Task objective:
Sift the material for lines containing "with", and return them.

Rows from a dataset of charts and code
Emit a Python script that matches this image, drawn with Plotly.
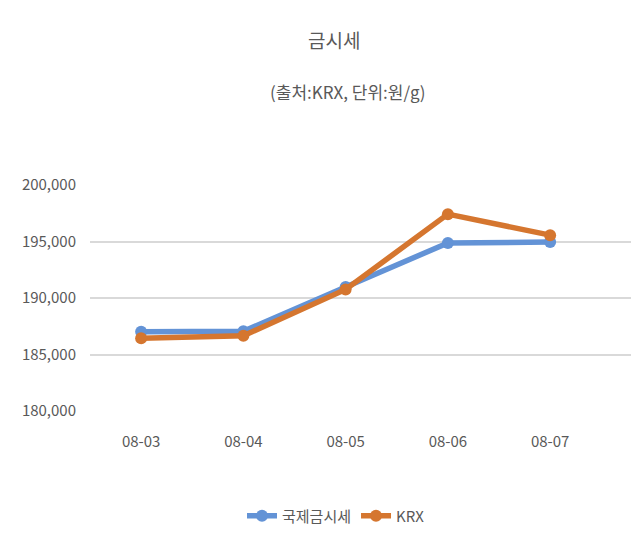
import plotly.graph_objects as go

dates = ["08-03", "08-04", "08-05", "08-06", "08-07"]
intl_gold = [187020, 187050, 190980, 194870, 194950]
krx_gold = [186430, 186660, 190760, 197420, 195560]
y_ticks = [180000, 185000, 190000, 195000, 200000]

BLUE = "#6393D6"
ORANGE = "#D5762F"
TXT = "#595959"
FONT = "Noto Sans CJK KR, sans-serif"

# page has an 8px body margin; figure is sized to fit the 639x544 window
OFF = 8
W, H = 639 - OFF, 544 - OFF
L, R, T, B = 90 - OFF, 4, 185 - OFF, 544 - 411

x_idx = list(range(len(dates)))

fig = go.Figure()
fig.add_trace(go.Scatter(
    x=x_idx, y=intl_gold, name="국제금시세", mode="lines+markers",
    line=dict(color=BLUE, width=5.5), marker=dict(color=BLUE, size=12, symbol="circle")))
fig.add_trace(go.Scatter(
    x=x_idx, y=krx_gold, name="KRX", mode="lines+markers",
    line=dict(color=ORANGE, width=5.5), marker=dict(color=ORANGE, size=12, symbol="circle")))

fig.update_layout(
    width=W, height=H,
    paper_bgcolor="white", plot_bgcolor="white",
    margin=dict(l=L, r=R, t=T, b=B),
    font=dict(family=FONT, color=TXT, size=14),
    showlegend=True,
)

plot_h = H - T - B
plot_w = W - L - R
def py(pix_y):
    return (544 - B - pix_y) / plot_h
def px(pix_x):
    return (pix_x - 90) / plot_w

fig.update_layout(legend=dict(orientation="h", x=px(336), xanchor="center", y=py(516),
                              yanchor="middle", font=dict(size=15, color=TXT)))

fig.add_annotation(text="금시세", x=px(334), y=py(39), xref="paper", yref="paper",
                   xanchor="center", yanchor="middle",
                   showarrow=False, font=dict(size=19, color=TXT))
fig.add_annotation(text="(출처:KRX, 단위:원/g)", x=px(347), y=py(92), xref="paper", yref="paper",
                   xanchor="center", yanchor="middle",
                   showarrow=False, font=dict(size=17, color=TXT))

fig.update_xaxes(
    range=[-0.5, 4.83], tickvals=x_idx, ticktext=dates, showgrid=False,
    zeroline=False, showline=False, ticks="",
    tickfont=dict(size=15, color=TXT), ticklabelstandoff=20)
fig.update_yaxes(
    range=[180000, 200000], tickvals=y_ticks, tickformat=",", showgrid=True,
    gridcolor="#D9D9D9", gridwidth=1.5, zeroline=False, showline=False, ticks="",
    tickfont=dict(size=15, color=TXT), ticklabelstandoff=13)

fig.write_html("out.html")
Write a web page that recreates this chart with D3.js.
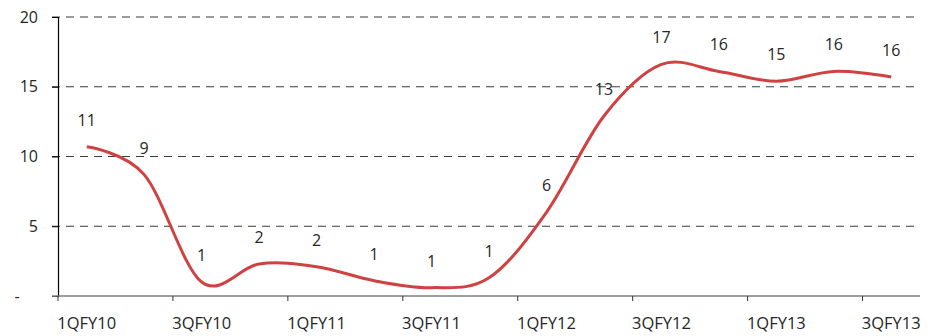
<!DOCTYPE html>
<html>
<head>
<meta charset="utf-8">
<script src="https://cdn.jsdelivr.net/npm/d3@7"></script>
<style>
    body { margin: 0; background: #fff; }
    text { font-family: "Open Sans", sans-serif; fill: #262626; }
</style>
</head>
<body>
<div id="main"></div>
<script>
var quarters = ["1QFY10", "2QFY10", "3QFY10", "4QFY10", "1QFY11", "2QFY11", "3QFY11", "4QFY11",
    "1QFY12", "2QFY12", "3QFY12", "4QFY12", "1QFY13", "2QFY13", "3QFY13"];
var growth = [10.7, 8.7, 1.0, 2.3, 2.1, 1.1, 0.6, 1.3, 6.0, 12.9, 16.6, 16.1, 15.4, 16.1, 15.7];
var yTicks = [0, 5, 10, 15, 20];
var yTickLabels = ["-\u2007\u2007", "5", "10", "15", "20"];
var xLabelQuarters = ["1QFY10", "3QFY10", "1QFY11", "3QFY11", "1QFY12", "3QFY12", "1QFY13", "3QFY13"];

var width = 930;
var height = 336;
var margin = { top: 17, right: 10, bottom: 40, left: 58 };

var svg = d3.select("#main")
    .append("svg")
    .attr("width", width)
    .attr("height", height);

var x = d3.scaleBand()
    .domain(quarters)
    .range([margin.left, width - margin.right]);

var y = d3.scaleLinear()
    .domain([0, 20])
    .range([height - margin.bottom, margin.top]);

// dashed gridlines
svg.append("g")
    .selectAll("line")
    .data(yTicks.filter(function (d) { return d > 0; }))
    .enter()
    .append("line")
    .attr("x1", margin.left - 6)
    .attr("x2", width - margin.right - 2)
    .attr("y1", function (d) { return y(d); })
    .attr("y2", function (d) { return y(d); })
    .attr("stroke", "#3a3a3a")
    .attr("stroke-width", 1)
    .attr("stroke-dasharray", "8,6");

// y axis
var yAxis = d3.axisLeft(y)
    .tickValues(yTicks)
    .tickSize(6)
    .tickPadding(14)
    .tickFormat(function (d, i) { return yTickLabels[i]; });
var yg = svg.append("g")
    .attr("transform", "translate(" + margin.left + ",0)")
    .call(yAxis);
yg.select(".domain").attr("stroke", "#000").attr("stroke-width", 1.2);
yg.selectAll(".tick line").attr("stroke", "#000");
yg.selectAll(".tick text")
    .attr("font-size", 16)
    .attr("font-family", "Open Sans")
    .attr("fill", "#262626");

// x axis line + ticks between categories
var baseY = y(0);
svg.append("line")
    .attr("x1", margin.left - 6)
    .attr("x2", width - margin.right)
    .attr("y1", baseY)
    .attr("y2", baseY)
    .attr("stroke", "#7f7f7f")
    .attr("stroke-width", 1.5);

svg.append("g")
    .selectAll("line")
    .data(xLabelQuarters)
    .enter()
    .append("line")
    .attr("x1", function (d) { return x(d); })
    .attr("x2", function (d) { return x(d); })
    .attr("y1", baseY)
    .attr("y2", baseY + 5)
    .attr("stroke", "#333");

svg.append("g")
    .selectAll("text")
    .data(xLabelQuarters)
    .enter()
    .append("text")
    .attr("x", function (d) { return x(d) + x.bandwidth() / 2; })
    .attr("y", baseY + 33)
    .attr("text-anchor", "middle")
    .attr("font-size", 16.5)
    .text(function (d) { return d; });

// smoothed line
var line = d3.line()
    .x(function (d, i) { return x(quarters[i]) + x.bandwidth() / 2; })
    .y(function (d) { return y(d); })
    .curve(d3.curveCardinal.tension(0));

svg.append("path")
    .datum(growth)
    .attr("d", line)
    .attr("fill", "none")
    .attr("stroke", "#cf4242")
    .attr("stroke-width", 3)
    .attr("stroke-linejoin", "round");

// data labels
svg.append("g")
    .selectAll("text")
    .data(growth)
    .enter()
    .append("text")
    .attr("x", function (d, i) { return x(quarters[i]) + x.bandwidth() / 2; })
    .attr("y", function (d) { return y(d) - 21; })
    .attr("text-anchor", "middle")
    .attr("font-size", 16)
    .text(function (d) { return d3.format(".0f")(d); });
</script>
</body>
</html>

Solution to the problem:
Emit a Python script that matches this image, drawn with Plotly.
Write a web page that recreates this chart with D3.js.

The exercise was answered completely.